Material shown.
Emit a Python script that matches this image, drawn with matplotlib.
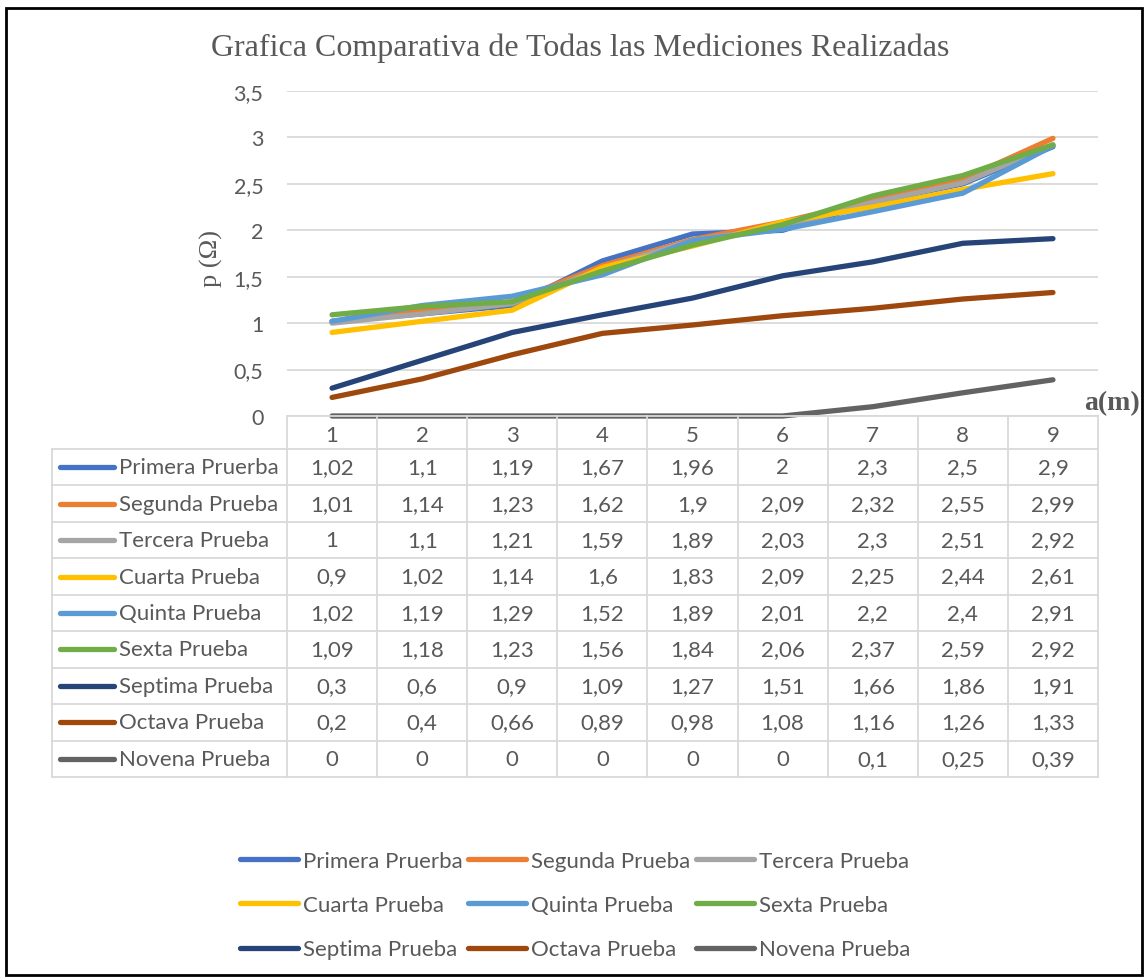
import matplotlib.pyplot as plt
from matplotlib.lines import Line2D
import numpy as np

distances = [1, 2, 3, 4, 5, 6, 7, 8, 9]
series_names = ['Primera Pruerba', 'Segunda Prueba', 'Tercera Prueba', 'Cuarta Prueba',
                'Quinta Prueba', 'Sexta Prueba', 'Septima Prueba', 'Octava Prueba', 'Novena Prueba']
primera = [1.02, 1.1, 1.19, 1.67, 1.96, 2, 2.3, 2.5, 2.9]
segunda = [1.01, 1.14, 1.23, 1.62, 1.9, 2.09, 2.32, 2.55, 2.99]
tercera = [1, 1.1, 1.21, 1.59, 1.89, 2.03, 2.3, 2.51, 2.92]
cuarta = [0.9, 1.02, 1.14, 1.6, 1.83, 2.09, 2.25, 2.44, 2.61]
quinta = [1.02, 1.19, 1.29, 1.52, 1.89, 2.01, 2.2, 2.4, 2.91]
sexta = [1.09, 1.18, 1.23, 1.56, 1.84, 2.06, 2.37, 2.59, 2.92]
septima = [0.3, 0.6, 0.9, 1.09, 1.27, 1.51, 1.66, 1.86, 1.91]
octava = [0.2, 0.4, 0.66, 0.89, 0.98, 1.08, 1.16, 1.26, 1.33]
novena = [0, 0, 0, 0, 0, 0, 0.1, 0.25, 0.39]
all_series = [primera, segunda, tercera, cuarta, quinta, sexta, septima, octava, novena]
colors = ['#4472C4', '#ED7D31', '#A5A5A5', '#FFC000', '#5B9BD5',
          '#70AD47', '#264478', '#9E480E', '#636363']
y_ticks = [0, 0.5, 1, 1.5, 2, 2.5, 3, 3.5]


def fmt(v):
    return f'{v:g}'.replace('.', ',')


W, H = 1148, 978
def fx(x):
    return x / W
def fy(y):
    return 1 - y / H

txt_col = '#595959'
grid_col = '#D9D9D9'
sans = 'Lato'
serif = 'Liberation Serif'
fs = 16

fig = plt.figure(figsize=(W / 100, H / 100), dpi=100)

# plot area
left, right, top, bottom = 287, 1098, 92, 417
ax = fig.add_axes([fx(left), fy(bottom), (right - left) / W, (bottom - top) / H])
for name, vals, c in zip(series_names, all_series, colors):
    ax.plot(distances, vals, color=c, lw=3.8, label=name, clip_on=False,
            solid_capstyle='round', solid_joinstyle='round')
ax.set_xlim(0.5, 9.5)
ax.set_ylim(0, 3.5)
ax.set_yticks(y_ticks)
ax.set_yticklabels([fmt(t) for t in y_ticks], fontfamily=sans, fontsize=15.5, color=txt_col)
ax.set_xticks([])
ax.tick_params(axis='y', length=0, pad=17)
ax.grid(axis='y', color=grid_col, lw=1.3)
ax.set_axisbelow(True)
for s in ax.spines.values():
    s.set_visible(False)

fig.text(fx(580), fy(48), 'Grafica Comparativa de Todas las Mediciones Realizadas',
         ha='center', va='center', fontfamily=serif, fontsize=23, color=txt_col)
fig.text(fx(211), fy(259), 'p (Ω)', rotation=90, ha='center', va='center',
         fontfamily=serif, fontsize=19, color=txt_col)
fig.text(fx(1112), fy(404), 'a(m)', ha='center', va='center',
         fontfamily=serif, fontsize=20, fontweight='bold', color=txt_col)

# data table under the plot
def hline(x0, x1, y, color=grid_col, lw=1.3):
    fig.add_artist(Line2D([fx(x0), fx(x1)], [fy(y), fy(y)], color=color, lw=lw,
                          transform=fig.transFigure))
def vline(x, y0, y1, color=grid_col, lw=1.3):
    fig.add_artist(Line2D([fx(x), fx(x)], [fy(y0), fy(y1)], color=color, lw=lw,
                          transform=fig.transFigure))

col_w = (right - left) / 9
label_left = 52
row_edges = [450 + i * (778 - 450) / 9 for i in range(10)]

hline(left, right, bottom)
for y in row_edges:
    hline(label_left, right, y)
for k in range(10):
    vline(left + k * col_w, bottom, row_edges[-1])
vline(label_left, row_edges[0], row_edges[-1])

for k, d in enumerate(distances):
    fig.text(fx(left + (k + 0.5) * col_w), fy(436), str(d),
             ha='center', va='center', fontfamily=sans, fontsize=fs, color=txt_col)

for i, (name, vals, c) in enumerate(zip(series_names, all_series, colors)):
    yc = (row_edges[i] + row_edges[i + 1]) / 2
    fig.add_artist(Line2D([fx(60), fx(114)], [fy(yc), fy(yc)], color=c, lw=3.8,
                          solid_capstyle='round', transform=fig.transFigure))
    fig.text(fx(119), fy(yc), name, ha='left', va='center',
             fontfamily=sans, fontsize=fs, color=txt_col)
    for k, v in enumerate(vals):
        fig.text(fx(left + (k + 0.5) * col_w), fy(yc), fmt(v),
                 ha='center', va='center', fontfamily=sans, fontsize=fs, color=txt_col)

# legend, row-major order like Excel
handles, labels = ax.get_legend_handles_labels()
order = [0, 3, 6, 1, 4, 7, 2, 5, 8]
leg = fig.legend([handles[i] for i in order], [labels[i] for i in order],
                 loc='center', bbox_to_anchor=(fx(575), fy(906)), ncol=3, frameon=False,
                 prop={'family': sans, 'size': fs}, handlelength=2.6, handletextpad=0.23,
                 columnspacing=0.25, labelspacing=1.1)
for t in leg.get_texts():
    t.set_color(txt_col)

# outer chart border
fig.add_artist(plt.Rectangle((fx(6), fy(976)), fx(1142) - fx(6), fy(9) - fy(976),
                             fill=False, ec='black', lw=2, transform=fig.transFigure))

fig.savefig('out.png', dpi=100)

--

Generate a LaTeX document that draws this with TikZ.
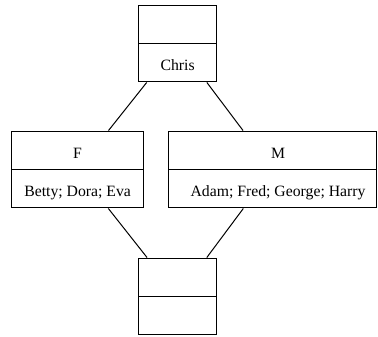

Written request.
Give again, exactly as written above, every line from the one holding "Emit a Python" to the one holding "import numpy as np", with both ends kept and the pictures left out.

Written response.
Emit a Python script that matches this image, drawn with matplotlib.
import matplotlib.pyplot as plt
from matplotlib.lines import Line2D
import numpy as np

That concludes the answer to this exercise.